Quando nos fortalecemos na graça de Jesus, transmitimos o legado da verdade, dispomo-nos às condições da missão e mantemos a atenção em nossa recompensa futura, nada mais importa. Vivemos impregnados com o sangue vertido no Calvário. O impacto que causaremos no mundo dependerá menos de gastos com marketing. Especialmente, pensando no exemplo de Paulo, é necessário que haja pastores que modelem a si mesmos e o ministério que realizam, de acordo com o padrão do Pastor-Chefe.

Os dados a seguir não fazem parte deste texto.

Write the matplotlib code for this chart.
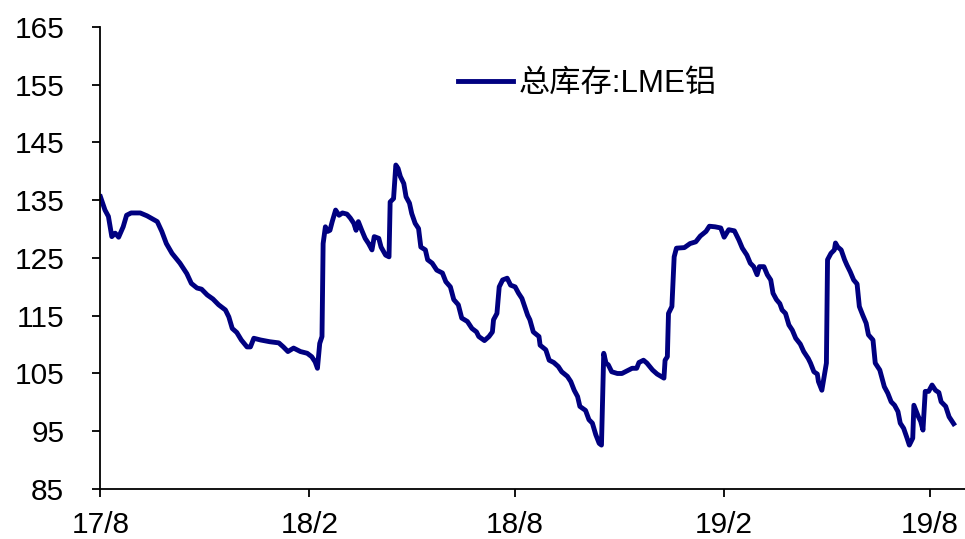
import matplotlib
matplotlib.use("Agg")
import matplotlib.pyplot as plt
import pandas as pd

# LME aluminium total stocks (10k t), days counted from 2017-08-01
start = pd.Timestamp("2017-08-01")
days = [0, 4, 7, 10, 13, 16, 20, 23, 27, 35, 41, 50, 54, 58, 63, 70, 76, 80, 85, 89,
        94, 99, 104, 110, 113, 116, 120, 124, 129, 132, 135, 141, 149, 157, 161, 165, 170, 176, 182, 186,
        189, 191, 193, 195, 196, 198, 200, 202, 204, 207, 210, 213, 217, 220, 223, 225, 227, 230, 233, 236,
        239, 241, 245, 247, 251, 254, 255, 258, 260, 262, 264, 267, 269, 272, 274, 277, 280, 282, 286, 288,
        292, 296, 301, 304, 308, 311, 315, 318, 323, 327, 331, 333, 338, 342, 345, 346, 349, 351, 354, 358,
        361, 365, 368, 371, 376, 378, 381, 386, 387, 392, 395, 399, 403, 406, 411, 414, 417, 420, 422, 427,
        430, 433, 436, 439, 441, 443, 445, 447, 450, 455, 459, 464, 468, 472, 474, 478, 481, 486, 490, 496,
        497, 499, 500, 503, 505, 507, 514, 519, 524, 528, 533, 536, 541, 546, 549, 553, 558, 562, 565, 569,
        572, 575, 578, 580, 584, 587, 590, 592, 595, 598, 600, 603, 606, 609, 612, 616, 619, 623, 625, 628,
        631, 632, 635, 637, 639, 640, 643, 646, 647, 649, 652, 655, 657, 660, 663, 666, 668, 671, 674, 676,
        680, 682, 686, 690, 693, 696, 699, 702, 704, 707, 710, 712, 715, 716, 720, 722, 724, 726, 729, 732,
        735, 738, 740, 744, 747, 751]
stock = [135.6, 133.3, 132.2, 128.7, 129.3, 128.6, 130.4, 132.4, 132.8, 132.8, 132.3, 131.3, 129.6, 127.5, 125.8, 124.1, 122.3, 120.6, 119.8, 119.6,
         118.6, 117.9, 116.9, 116.0, 114.8, 112.8, 112.1, 110.8, 109.6, 109.6, 111.1, 110.8, 110.5, 110.3, 109.6, 108.8, 109.4, 108.8, 108.5, 107.9,
         107.0, 105.9, 110.2, 111.4, 127.5, 130.4, 129.6, 129.8, 131.3, 133.3, 132.4, 132.8, 132.6, 131.9, 131.0, 129.8, 131.3, 129.8, 128.4, 127.5,
         126.4, 128.7, 128.4, 126.9, 125.5, 125.2, 134.7, 135.3, 141.1, 140.5, 139.1, 137.9, 135.6, 134.5, 132.7, 131.0, 130.1, 126.9, 126.4, 124.7,
         124.1, 122.9, 122.4, 120.9, 120.0, 117.8, 116.9, 114.6, 114.0, 112.8, 112.2, 111.4, 110.7, 111.4, 112.2, 114.3, 115.4, 120.0, 121.2, 121.5,
         120.3, 120.0, 118.9, 118.0, 115.1, 114.3, 112.2, 111.4, 109.9, 109.1, 107.3, 106.9, 106.2, 105.3, 104.5, 103.6, 102.1, 101.0, 99.3, 98.6,
         97.0, 96.4, 94.4, 92.9, 92.6, 108.5, 106.8, 106.5, 105.3, 105.0, 105.0, 105.5, 105.9, 105.9, 106.9, 107.3, 106.8, 105.6, 104.9, 104.2,
         107.3, 107.9, 115.4, 116.6, 125.2, 126.7, 126.8, 127.5, 127.8, 128.8, 129.6, 130.5, 130.4, 130.2, 128.6, 129.9, 129.7, 128.1, 126.7, 125.5,
         124.1, 123.5, 122.1, 123.5, 123.5, 122.1, 121.2, 118.9, 117.8, 117.1, 116.0, 115.4, 113.4, 112.5, 111.1, 110.1, 108.8, 107.6, 106.8, 105.3,
         104.9, 103.6, 102.1, 104.4, 106.8, 124.7, 125.8, 126.4, 127.6, 126.9, 126.4, 124.7, 123.8, 122.6, 121.2, 120.5, 116.6, 115.1, 113.7, 111.7,
         110.8, 106.8, 105.6, 102.7, 101.6, 100.1, 99.5, 98.4, 96.4, 95.5, 93.8, 92.6, 93.8, 99.5, 97.5, 96.7, 95.2, 101.9, 101.9, 103.0,
         102.1, 101.7, 100.1, 99.3, 97.5, 96.3]

tick_dates = ["2017-08-01", "2018-02-01", "2018-08-01", "2019-02-01", "2019-08-01"]
tick_labels = ["17/8", "18/2", "18/8", "19/2", "19/8"]
y_ticks = [85, 95, 105, 115, 125, 135, 145, 155, 165]

plt.rcParams["font.family"] = ["Liberation Sans", "Noto Sans CJK SC"]

dates = start + pd.to_timedelta(days, unit="D")

fig = plt.figure(figsize=(9.65, 5.39), dpi=100)
ax = fig.add_axes([0.1041, 0.0928, 0.8959, 0.8571])

ax.plot(dates, stock, color="#000080", lw=3.5, label="总库存:LME铝", solid_joinstyle="round")

ax.set_ylim(85, 165)
ax.set_yticks(y_ticks)
ax.set_xlim(start, pd.Timestamp("2019-09-01"))
ax.set_xticks(pd.to_datetime(tick_dates))
ax.set_xticklabels(tick_labels)

for side in ["top", "right"]:
    ax.spines[side].set_visible(False)
for side in ["left", "bottom"]:
    ax.spines[side].set_linewidth(1.3)
ax.tick_params(axis="y", direction="out", length=6, width=1.3, pad=20, labelsize=21.5)
ax.tick_params(axis="x", direction="out", length=6, width=1.3, pad=10, labelsize=21.5)

ax.legend(loc="center left", bbox_to_anchor=(0.4135, 0.877), frameon=False,
          fontsize=22.5, handlelength=1.75, handletextpad=0.2, borderpad=0, borderaxespad=0)

fig.savefig("out.png", dpi=100)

Afinal, o clamor da igreja é por pastores legítimos.11 

Referências:

1 Floyd Greenleaf, Terra de Esperança: O Crescimento da Igreja Adventista na América do Sul (Tatuí, SP: Casa Publicadora Brasileira, 2011), p. 338-340.

2 Warren W. Wiersbe, Wiersbe’s Expository Outlines on the New Testament (Wheaton, III: Victor Books, 1997), p. 645.

3 William D. Mounce, Word Biblical Commentary: Pastoral Epistles (Dallas: Word, Incorporated, 2002), v. 46, p. 503.

4 Documento votado no Concílio Outonal da Associação Geral dos Adventistas do Sétimo dia, em 11/10/2010.

5 C. Michael Moss, 1, 2 Timothy, & Titus; The College Press NIV Commentary (Joplin, MO: College Press, 1994), edição eletrônica, comentário sobre 2Tm 2:2.

6 Warren W. Wiersbe, The Bible Exposition Commentary (Wheaton, III: Victor Books, 1996), edição eletrônica, comentário sobre 2Tm 2:1.

7 James M. Freeman; Harold J. Chadwick, Manners & Customs of the Bible (North Brunswick, NJ: Bridge-Logos Publishers, 1998), p. 543.

8 “O fim de uma farsa”, http://epoca.globo.com/especiais/olimpiadas/0807_ouroperdido.htm

9 William D. Mounce, Op. Cit., p. 507.

10 Thomas C. Oden, First and Second Timothy and Titus: Interpretation, a Bible Commentary for Teaching and Preaching (Louisville: J. Knox Press, 1989), p. 49.

11 E. Glenn Wagner, Scape from Church, in: The Return the Pastor-Shepherd (Zondervan, 1999), p. 32, 111.